My assertion of absolutes does not have the purpose of proposing a deity, but rather to provide a foundation for the ethics I see necessary to the survival of humanity in the 21st century. In so doing, and in no small part thanks to Tom Head's comment, I stumbled upon George Edward Moore's Principia Ethica, in which the author proposes two possible instances of the absolute "good" without relying on an overarching deity to ground them.
The heading of this essay gives away the one that interests me today: disinterested, unstinting love of everything and everyone.
Earlier, in my criticism of the pope's sole encyclical letter so far, Deus Caritas Est (see here), I attempted to do battle against the classic Western boxes into which love is put, in order to diminish it. The pope's cry that God is love (per the encyclical's title) claims love for the Judaeo-Christian deity, with all that implies.
Other authors focus on a typology of love -- of family, of friends, of romance and altruism -- focused on to whom and in what manner love is dispensed. In the West we do not even like to think of these loves jumbled up in, for example, romantic love of kin or altruistic love of friends; we have a strong taboo against incest and a free market interpretation of friendship that requires mutuality.
Indeed, in my journeys in the middle-aged world of dating I have discovered many people's lists of qualifications and their a priori model of the "Right" mate; and given the industry with which they construct the image of what they want, they might as well be perusing consumer magazines to prepare for shopping for detergent.
They say they want love, but they don't; they want a human object that performs certain functions and fulfills certain needs and they want to seal the deal with a contract commonly known as marriage, or maybe something more ambiguous, such as cohabitation. A little honesty with oneself about this might spare everyone a great deal of wasted time and anguish.

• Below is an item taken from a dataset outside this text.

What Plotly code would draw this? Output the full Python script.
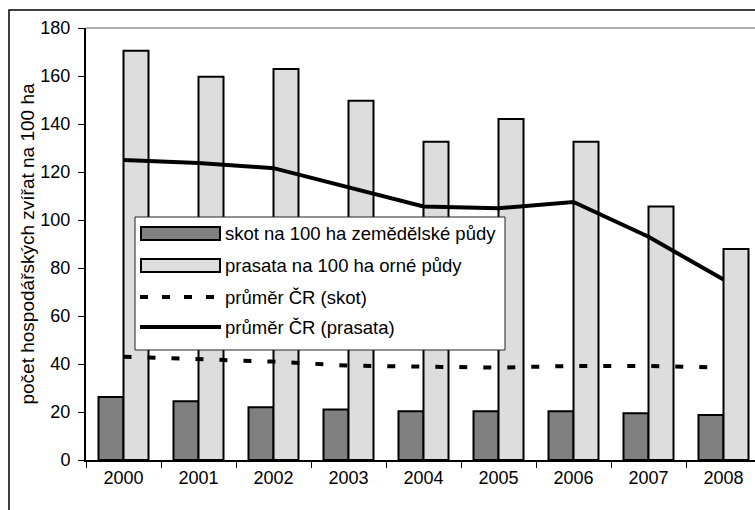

So much for what love is not. As to what love is, as an absolute ethical good, I think it is best described as an emotional appreciation of others and other things for themselves that leads to disinterested caring.
Let's break this down.
Appreciation involves a recognition of the quality, value, significance, or magnitude of another or another thing, resulting in a favorable judgment or opinion -- including the aesthetic -- of whom or what we are perceiving in this way, a gratitude for the existence of such a person or thing and a assignment of rising value or price to the person or thing over time. Note the combination of awareness, esteem, gratitude and rising valuation.
Love begins in the emotions and this appreciation is emotional. We feel love. We feel awareness, esteem, gratitude and our feeling cascades into a stronger stream of appreciation as we continue to love.
For it to be an absolute good, love must be directed at all people and things -- even beggars and cockroaches -- and it must be directed at them for who or what they are, independently of their usefulness to us, or the way they fit into the criteria for judgment we have employed before becoming aware of them.
Finally, while love begins as emotion, it fulfills itself in a continuing action -- this need not be a Western laundry list of tasks, but may include the action to be, as in "don't just do something, sit there."